If you are on social media at all, you have seen the cultural climate in regards to social injustice. How can we move students away from a vitriol attitude like what we see on social media towards a compassionate heart that moves towards solutions? We do so by letting our students see the reality of injustice, become sympathetic toward the situation, and then allow them to provide solutions to help those in need.
More than a Program
One of the words for faithfulness in the Old Testament is hesed. It has the idea of loyalty, love, and kindness. We see it in the interaction of characters such as Ruth to Naomi and David with Jonathan. The sacrifice and commitment in those relationships show a level of depth many of us never experience. In the shallowness of social media relationships, students do not understand the benefits of intimacy. Intimacy is more than physical touch with a romantic partner. It is hesed. One can only achieve faithfulness through sacrificing on behalf of another, recognizing the importance of the other, and working to reconcile differences even to the point of admitting we are wrong and sorry. Jesus said to “leave your gift there before the altar and go. First be reconciled to your brother, and then come and offer your gift.” (Matthew 5:24, ESV)
As Christians, we look different than the world when we treat each other with respect and dignity. “By this all people will know that you are my disciples, if you have love for one another.” (John 13:35, ESV) This is a soft skill our ministries can teach by doing. We can live out hesed in our interactions with students. We can model it in public with our spouses. We can expect it in our youth ministry culture, and we can help students practice it.

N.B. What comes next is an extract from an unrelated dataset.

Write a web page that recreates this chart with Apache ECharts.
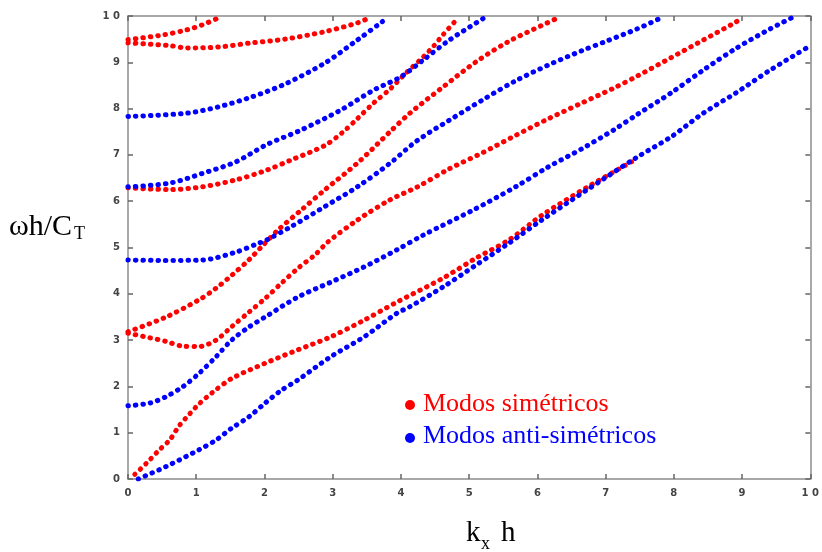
<!DOCTYPE html>
<html>
<head>
<meta charset="utf-8">
<script src="https://cdn.jsdelivr.net/npm/echarts@6/dist/echarts.min.js"></script>
<style>html,body{margin:0;padding:0;background:#fff}#c{width:822px;height:552px}</style>
</head>
<body>
<div id="c"></div>
<script>
// Symmetric modes (red)
const symS0 = [[0.1,0.1],[0.27,0.34],[0.46,0.63],[0.61,0.84],[0.75,1.15],[0.9,1.4],[1.04,1.62],[1.23,1.86],[1.52,2.17],[2.01,2.5],[2.49,2.79],[2.97,3.07],[3.46,3.43],[3.94,3.82],[4.62,4.34],[5.1,4.77],[5.58,5.16],[6.07,5.7],[6.74,6.31],[7.38,6.85]];
const symS1 = [[0,3.15],[0.32,3.05],[0.56,2.97],[0.8,2.87],[1.04,2.86],[1.29,3.0],[1.52,3.29],[1.77,3.6],[2.01,3.9],[2.25,4.23],[2.49,4.55],[2.74,4.84],[2.93,5.12],[3.36,5.59],[3.84,6.03],[4.23,6.3],[4.71,6.7],[5.2,7.05],[5.68,7.42],[6.16,7.78],[6.65,8.12],[7.13,8.45],[7.46,8.7],[7.96,9.1],[8.43,9.48],[8.91,9.87],[9.0,9.97]];
const symS2 = [[0,3.18],[0.56,3.5],[1.04,3.87],[1.29,4.12],[1.52,4.4],[1.77,4.73],[1.96,5.02],[2.2,5.38],[2.54,5.81],[2.88,6.24],[3.36,6.82],[3.84,7.5],[4.13,7.9],[4.62,8.47],[5.1,9.01],[5.58,9.45],[6.07,9.8],[6.33,9.98]];
const symS3 = [[0,6.29],[0.61,6.25],[1.09,6.31],[1.58,6.46],[2.03,6.67],[2.39,6.89],[2.88,7.2],[3.14,7.48],[3.36,7.78],[3.6,8.12],[3.84,8.42],[4.04,8.72],[4.33,9.12],[4.48,9.35],[4.62,9.6],[4.84,9.96]];
const symS4 = [[0,9.49],[0.51,9.59],[0.86,9.7],[1.09,9.81],[1.36,9.98]];
const symS5 = [[0,9.42],[0.61,9.36],[0.86,9.31],[1.33,9.33],[1.81,9.42],[2.3,9.5],[2.88,9.66],[3.36,9.85],[3.55,9.97]];
// Antisymmetric modes (blue)
const antA0 = [[0.15,0],[0.56,0.27],[1.04,0.63],[1.29,0.84],[1.52,1.1],[1.77,1.34],[2.01,1.64],[2.25,1.92],[2.49,2.14],[2.97,2.64],[3.46,3.07],[3.94,3.58],[4.13,3.72],[4.62,4.15],[5.1,4.62],[5.58,5.09],[6.07,5.6],[6.99,6.5],[7.46,6.95],[7.96,7.39],[8.43,7.9],[8.91,8.34],[9.41,8.83],[9.97,9.33]];
const antA1 = [[0,1.58],[0.32,1.64],[0.56,1.78],[0.8,1.99],[1.04,2.28],[1.29,2.64],[1.52,3.0],[1.77,3.28],[2.01,3.5],[2.49,3.93],[2.97,4.25],[3.46,4.58],[3.94,4.95],[4.33,5.27],[5.06,5.81],[5.68,6.31],[6.16,6.74],[6.65,7.13],[7.13,7.55],[7.46,7.87],[7.96,8.34],[8.43,8.83],[8.91,9.3],[9.41,9.72],[9.74,9.97]];
const antA2 = [[0,4.73],[0.5,4.72],[1.09,4.73],[1.58,4.9],[1.91,5.09],[2.03,5.16],[2.39,5.45],[2.88,5.88],[3.36,6.31],[3.84,6.82],[4.23,7.3],[4.71,7.75],[5.2,8.19],[5.68,8.6],[6.16,8.94],[6.65,9.25],[7.0,9.45],[7.46,9.72],[7.83,9.97]];
const antA3 = [[0,6.31],[0.61,6.39],[1.09,6.6],[1.58,6.85],[2.03,7.22],[2.54,7.54],[3.12,7.97],[3.6,8.4],[3.99,8.68],[4.33,9.05],[4.71,9.48],[5.22,9.96]];
const antA4 = [[0,7.83],[0.86,7.9],[1.33,8.04],[1.81,8.25],[2.3,8.53],[2.88,8.98],[3.36,9.48],[3.72,9.87],[3.8,9.97]];

const xTicks = [0,1,2,3,4,5,6,7,8,9,10];
const yTicks = [0,1,2,3,4,5,6,7,8,9,10];
const legendNames = ['Modos simétricos','Modos anti-simétricos'];
const titleY = ['ωh/C','T'];
const titleX = ['k','x','h'];

const RED = '#ff0000', BLUE = '#0000ff';
function mk(name, data, color) {
  return {
    type: 'line', name: name, data: data, smooth: 0.3, showSymbol: false,
    silent: true, animation: false, clip: true,
    lineStyle: { color: color, width: 5, type: [0.5, 7], cap: 'round' },
    itemStyle: { color: color }
  };
}
const series = [
  ...[symS0, symS1, symS2, symS3, symS4, symS5].map(d => mk(legendNames[0], d, RED)),
  ...[antA0, antA1, antA2, antA3, antA4].map(d => mk(legendNames[1], d, BLUE))
];

const axisLineStyle = { onZero: false, lineStyle: { color: '#8c8c8c', width: 1.5 } };
const tickStyle = { inside: true, length: 5, lineStyle: { color: '#666', width: 1.5 } };
const lbl = v => (v === 10 ? '1 0' : String(v));

const chart = echarts.init(document.getElementById('c'), null, { renderer: 'canvas' });
chart.setOption({
  backgroundColor: '#fff',
  animation: false,
  grid: { left: 128, right: 4, top: 16, bottom: 73, containLabel: false },
  xAxis: [
    { type: 'value', min: xTicks[0], max: xTicks[xTicks.length - 1], interval: 1, position: 'bottom',
      axisLine: axisLineStyle, axisTick: tickStyle, splitLine: { show: false },
      axisLabel: { formatter: lbl, fontSize: 10, fontWeight: 'bold', color: '#444', fontFamily: 'DejaVu Sans', margin: 9 } },
    { type: 'value', min: xTicks[0], max: xTicks[xTicks.length - 1], interval: 1, position: 'top',
      axisLine: axisLineStyle, axisTick: tickStyle, splitLine: { show: false }, axisLabel: { show: false } }
  ],
  yAxis: [
    { type: 'value', min: yTicks[0], max: yTicks[yTicks.length - 1], interval: 1, position: 'left',
      axisLine: axisLineStyle, axisTick: tickStyle, splitLine: { show: false },
      axisLabel: { formatter: lbl, fontSize: 10, fontWeight: 'bold', color: '#444', fontFamily: 'DejaVu Sans', margin: 8 } },
    { type: 'value', min: yTicks[0], max: yTicks[yTicks.length - 1], interval: 1, position: 'right',
      axisLine: axisLineStyle, axisTick: tickStyle, splitLine: { show: false }, axisLabel: { show: false } }
  ],
  series: series,
  graphic: [
    { type: 'circle', shape: { cx: 410, cy: 405, r: 5 }, style: { fill: RED } },
    { type: 'text', x: 423, y: 404, style: { text: legendNames[0], fill: RED, font: '26px "Liberation Serif"', verticalAlign: 'middle' } },
    { type: 'circle', shape: { cx: 410, cy: 438, r: 5 }, style: { fill: BLUE } },
    { type: 'text', x: 423, y: 436, style: { text: legendNames[1], fill: BLUE, font: '26px "Liberation Serif"', verticalAlign: 'middle' } },
    { type: 'text', x: 9, y: 227, style: { text: titleY[0], fill: '#000', font: '30px "Liberation Serif"', verticalAlign: 'middle' } },
    { type: 'text', x: 74, y: 234, style: { text: titleY[1], fill: '#000', font: '18px "Liberation Serif"', verticalAlign: 'middle' } },
    { type: 'text', x: 466, y: 533, style: { text: titleX[0], fill: '#000', font: '29px "Liberation Serif"', verticalAlign: 'middle' } },
    { type: 'text', x: 481, y: 544, style: { text: titleX[1], fill: '#000', font: '18px "Liberation Serif"', verticalAlign: 'middle' } },
    { type: 'text', x: 501, y: 533, style: { text: titleX[2], fill: '#000', font: '29px "Liberation Serif"', verticalAlign: 'middle' } }
  ]
});
</script>
</body>
</html>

Every person should practice justice, mercy, and faithfulness. The world would be a much better place if we did. However, don’t forget that true understanding of justice, mercy, and faithfulness begins at the cross. A believer will have a greater depth of understanding of these through the loving actions of God. His love should motivate us toward action. By doing so, we train students to impact the world for Jesus Christ, not just in what they know about the Bible. but in how they live it out.